- _DATA LINES_

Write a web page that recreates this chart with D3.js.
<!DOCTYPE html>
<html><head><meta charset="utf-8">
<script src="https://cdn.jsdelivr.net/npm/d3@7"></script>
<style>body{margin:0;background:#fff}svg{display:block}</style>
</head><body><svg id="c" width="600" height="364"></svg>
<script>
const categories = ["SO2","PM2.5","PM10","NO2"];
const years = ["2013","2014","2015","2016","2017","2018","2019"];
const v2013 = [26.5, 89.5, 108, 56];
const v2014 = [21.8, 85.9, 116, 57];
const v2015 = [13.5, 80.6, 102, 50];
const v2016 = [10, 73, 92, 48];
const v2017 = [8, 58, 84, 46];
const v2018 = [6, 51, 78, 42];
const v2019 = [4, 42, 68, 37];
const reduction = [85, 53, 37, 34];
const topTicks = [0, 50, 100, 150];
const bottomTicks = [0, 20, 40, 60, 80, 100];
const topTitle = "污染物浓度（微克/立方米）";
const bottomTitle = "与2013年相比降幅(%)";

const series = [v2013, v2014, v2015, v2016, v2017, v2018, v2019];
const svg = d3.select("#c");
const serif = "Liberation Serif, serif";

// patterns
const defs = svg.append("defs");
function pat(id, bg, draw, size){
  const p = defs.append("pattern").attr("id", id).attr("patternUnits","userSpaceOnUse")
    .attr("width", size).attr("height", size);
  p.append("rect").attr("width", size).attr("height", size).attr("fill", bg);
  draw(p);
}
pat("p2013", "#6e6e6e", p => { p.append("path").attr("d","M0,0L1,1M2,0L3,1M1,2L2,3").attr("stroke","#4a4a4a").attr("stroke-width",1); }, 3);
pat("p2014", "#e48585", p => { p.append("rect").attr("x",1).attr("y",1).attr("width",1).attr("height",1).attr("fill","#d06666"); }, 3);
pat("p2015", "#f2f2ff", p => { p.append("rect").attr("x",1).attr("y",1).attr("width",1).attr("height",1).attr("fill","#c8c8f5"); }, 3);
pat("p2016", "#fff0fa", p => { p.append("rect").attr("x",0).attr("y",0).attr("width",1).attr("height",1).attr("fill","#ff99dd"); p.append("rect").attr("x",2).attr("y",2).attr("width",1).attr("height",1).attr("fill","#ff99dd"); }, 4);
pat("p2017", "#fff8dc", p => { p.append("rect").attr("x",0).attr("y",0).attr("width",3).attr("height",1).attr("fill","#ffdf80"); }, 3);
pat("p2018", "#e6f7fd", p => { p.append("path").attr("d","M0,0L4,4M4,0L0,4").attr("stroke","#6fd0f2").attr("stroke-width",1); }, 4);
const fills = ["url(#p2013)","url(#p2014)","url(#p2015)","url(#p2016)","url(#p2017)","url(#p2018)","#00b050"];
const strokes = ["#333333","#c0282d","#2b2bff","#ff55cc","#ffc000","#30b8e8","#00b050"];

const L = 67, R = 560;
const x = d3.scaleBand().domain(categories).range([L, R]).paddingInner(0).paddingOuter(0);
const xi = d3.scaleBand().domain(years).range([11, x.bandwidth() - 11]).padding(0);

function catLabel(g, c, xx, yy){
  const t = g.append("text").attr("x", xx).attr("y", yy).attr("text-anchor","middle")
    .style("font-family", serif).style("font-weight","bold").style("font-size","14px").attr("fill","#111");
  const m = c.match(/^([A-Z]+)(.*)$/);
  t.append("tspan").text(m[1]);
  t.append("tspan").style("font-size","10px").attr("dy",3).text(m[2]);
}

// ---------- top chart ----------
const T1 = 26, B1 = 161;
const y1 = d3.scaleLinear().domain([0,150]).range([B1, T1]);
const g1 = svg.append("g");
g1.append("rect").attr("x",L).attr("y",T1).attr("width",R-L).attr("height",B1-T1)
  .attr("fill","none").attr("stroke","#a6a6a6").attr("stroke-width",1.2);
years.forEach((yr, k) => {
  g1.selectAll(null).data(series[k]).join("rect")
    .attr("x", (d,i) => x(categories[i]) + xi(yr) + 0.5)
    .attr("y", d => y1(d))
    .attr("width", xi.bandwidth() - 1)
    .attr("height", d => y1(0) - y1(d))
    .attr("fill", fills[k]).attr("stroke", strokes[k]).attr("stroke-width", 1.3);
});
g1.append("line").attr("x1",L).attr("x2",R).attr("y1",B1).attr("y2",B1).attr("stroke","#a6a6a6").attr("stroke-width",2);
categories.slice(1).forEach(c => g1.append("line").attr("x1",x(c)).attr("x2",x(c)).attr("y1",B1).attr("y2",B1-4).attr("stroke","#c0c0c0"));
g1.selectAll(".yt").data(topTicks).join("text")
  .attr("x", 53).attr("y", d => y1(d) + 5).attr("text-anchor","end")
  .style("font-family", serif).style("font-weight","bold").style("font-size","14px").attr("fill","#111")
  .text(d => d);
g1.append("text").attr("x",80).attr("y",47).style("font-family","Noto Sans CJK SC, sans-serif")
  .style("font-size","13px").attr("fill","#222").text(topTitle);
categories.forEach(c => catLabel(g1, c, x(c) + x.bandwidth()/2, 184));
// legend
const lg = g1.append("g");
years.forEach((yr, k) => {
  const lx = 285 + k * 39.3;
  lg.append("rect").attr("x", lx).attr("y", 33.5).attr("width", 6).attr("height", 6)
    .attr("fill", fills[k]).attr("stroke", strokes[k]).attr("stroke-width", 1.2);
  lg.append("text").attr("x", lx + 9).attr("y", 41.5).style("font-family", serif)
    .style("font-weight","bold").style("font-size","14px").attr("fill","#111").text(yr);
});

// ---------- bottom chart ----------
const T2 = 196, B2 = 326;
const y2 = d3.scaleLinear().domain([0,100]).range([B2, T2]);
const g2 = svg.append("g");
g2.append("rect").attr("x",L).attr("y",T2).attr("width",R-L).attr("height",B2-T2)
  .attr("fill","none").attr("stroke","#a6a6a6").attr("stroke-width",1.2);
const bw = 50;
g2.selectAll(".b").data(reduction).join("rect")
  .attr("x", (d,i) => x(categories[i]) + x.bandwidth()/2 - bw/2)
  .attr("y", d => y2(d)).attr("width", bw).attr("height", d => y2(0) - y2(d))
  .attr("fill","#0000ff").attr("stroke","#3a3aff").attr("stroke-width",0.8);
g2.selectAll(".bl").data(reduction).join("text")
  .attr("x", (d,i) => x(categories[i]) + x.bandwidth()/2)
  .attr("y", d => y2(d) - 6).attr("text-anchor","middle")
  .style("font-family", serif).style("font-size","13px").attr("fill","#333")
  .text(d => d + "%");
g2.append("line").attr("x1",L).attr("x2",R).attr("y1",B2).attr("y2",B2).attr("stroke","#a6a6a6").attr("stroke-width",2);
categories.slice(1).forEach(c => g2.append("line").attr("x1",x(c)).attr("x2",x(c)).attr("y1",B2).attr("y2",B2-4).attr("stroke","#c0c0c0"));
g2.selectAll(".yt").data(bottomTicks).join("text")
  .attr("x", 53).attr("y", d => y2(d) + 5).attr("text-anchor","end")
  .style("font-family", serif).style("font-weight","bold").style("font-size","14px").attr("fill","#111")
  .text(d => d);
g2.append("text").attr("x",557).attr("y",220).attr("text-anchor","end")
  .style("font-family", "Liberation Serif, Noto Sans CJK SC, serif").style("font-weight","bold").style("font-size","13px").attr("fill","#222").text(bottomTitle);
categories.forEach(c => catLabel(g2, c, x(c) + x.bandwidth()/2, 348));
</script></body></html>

- _WHAT THE TASK ASKS_
Repeat the material word for word, in full.

- _EXPECTED OUTPUT_
Write a web page that recreates this chart with D3.js.
<!DOCTYPE html>
<html><head><meta charset="utf-8">
<script src="https://cdn.jsdelivr.net/npm/d3@7"></script>
<style>body{margin:0;background:#fff}svg{display:block}</style>
</head><body><svg id="c" width="600" height="364"></svg>
<script>
const categories = ["SO2","PM2.5","PM10","NO2"];
const years = ["2013","2014","2015","2016","2017","2018","2019"];
const v2013 = [26.5, 89.5, 108, 56];
const v2014 = [21.8, 85.9, 116, 57];
const v2015 = [13.5, 80.6, 102, 50];
const v2016 = [10, 73, 92, 48];
const v2017 = [8, 58, 84, 46];
const v2018 = [6, 51, 78, 42];
const v2019 = [4, 42, 68, 37];
const reduction = [85, 53, 37, 34];
const topTicks = [0, 50, 100, 150];
const bottomTicks = [0, 20, 40, 60, 80, 100];
const topTitle = "污染物浓度（微克/立方米）";
const bottomTitle = "与2013年相比降幅(%)";

const series = [v2013, v2014, v2015, v2016, v2017, v2018, v2019];
const svg = d3.select("#c");
const serif = "Liberation Serif, serif";

// patterns
const defs = svg.append("defs");
function pat(id, bg, draw, size){
  const p = defs.append("pattern").attr("id", id).attr("patternUnits","userSpaceOnUse")
    .attr("width", size).attr("height", size);
  p.append("rect").attr("width", size).attr("height", size).attr("fill", bg);
  draw(p);
}
pat("p2013", "#6e6e6e", p => { p.append("path").attr("d","M0,0L1,1M2,0L3,1M1,2L2,3").attr("stroke","#4a4a4a").attr("stroke-width",1); }, 3);
pat("p2014", "#e48585", p => { p.append("rect").attr("x",1).attr("y",1).attr("width",1).attr("height",1).attr("fill","#d06666"); }, 3);
pat("p2015", "#f2f2ff", p => { p.append("rect").attr("x",1).attr("y",1).attr("width",1).attr("height",1).attr("fill","#c8c8f5"); }, 3);
pat("p2016", "#fff0fa", p => { p.append("rect").attr("x",0).attr("y",0).attr("width",1).attr("height",1).attr("fill","#ff99dd"); p.append("rect").attr("x",2).attr("y",2).attr("width",1).attr("height",1).attr("fill","#ff99dd"); }, 4);
pat("p2017", "#fff8dc", p => { p.append("rect").attr("x",0).attr("y",0).attr("width",3).attr("height",1).attr("fill","#ffdf80"); }, 3);
pat("p2018", "#e6f7fd", p => { p.append("path").attr("d","M0,0L4,4M4,0L0,4").attr("stroke","#6fd0f2").attr("stroke-width",1); }, 4);
const fills = ["url(#p2013)","url(#p2014)","url(#p2015)","url(#p2016)","url(#p2017)","url(#p2018)","#00b050"];
const strokes = ["#333333","#c0282d","#2b2bff","#ff55cc","#ffc000","#30b8e8","#00b050"];

const L = 67, R = 560;
const x = d3.scaleBand().domain(categories).range([L, R]).paddingInner(0).paddingOuter(0);
const xi = d3.scaleBand().domain(years).range([11, x.bandwidth() - 11]).padding(0);

function catLabel(g, c, xx, yy){
  const t = g.append("text").attr("x", xx).attr("y", yy).attr("text-anchor","middle")
    .style("font-family", serif).style("font-weight","bold").style("font-size","14px").attr("fill","#111");
  const m = c.match(/^([A-Z]+)(.*)$/);
  t.append("tspan").text(m[1]);
  t.append("tspan").style("font-size","10px").attr("dy",3).text(m[2]);
}

// ---------- top chart ----------
const T1 = 26, B1 = 161;
const y1 = d3.scaleLinear().domain([0,150]).range([B1, T1]);
const g1 = svg.append("g");
g1.append("rect").attr("x",L).attr("y",T1).attr("width",R-L).attr("height",B1-T1)
  .attr("fill","none").attr("stroke","#a6a6a6").attr("stroke-width",1.2);
years.forEach((yr, k) => {
  g1.selectAll(null).data(series[k]).join("rect")
    .attr("x", (d,i) => x(categories[i]) + xi(yr) + 0.5)
    .attr("y", d => y1(d))
    .attr("width", xi.bandwidth() - 1)
    .attr("height", d => y1(0) - y1(d))
    .attr("fill", fills[k]).attr("stroke", strokes[k]).attr("stroke-width", 1.3);
});
g1.append("line").attr("x1",L).attr("x2",R).attr("y1",B1).attr("y2",B1).attr("stroke","#a6a6a6").attr("stroke-width",2);
categories.slice(1).forEach(c => g1.append("line").attr("x1",x(c)).attr("x2",x(c)).attr("y1",B1).attr("y2",B1-4).attr("stroke","#c0c0c0"));
g1.selectAll(".yt").data(topTicks).join("text")
  .attr("x", 53).attr("y", d => y1(d) + 5).attr("text-anchor","end")
  .style("font-family", serif).style("font-weight","bold").style("font-size","14px").attr("fill","#111")
  .text(d => d);
g1.append("text").attr("x",80).attr("y",47).style("font-family","Noto Sans CJK SC, sans-serif")
  .style("font-size","13px").attr("fill","#222").text(topTitle);
categories.forEach(c => catLabel(g1, c, x(c) + x.bandwidth()/2, 184));
// legend
const lg = g1.append("g");
years.forEach((yr, k) => {
  const lx = 285 + k * 39.3;
  lg.append("rect").attr("x", lx).attr("y", 33.5).attr("width", 6).attr("height", 6)
    .attr("fill", fills[k]).attr("stroke", strokes[k]).attr("stroke-width", 1.2);
  lg.append("text").attr("x", lx + 9).attr("y", 41.5).style("font-family", serif)
    .style("font-weight","bold").style("font-size","14px").attr("fill","#111").text(yr);
});

// ---------- bottom chart ----------
const T2 = 196, B2 = 326;
const y2 = d3.scaleLinear().domain([0,100]).range([B2, T2]);
const g2 = svg.append("g");
g2.append("rect").attr("x",L).attr("y",T2).attr("width",R-L).attr("height",B2-T2)
  .attr("fill","none").attr("stroke","#a6a6a6").attr("stroke-width",1.2);
const bw = 50;
g2.selectAll(".b").data(reduction).join("rect")
  .attr("x", (d,i) => x(categories[i]) + x.bandwidth()/2 - bw/2)
  .attr("y", d => y2(d)).attr("width", bw).attr("height", d => y2(0) - y2(d))
  .attr("fill","#0000ff").attr("stroke","#3a3aff").attr("stroke-width",0.8);
g2.selectAll(".bl").data(reduction).join("text")
  .attr("x", (d,i) => x(categories[i]) + x.bandwidth()/2)
  .attr("y", d => y2(d) - 6).attr("text-anchor","middle")
  .style("font-family", serif).style("font-size","13px").attr("fill","#333")
  .text(d => d + "%");
g2.append("line").attr("x1",L).attr("x2",R).attr("y1",B2).attr("y2",B2).attr("stroke","#a6a6a6").attr("stroke-width",2);
categories.slice(1).forEach(c => g2.append("line").attr("x1",x(c)).attr("x2",x(c)).attr("y1",B2).attr("y2",B2-4).attr("stroke","#c0c0c0"));
g2.selectAll(".yt").data(bottomTicks).join("text")
  .attr("x", 53).attr("y", d => y2(d) + 5).attr("text-anchor","end")
  .style("font-family", serif).style("font-weight","bold").style("font-size","14px").attr("fill","#111")
  .text(d => d);
g2.append("text").attr("x",557).attr("y",220).attr("text-anchor","end")
  .style("font-family", "Liberation Serif, Noto Sans CJK SC, serif").style("font-weight","bold").style("font-size","13px").attr("fill","#222").text(bottomTitle);
categories.forEach(c => catLabel(g2, c, x(c) + x.bandwidth()/2, 348));
</script></body></html>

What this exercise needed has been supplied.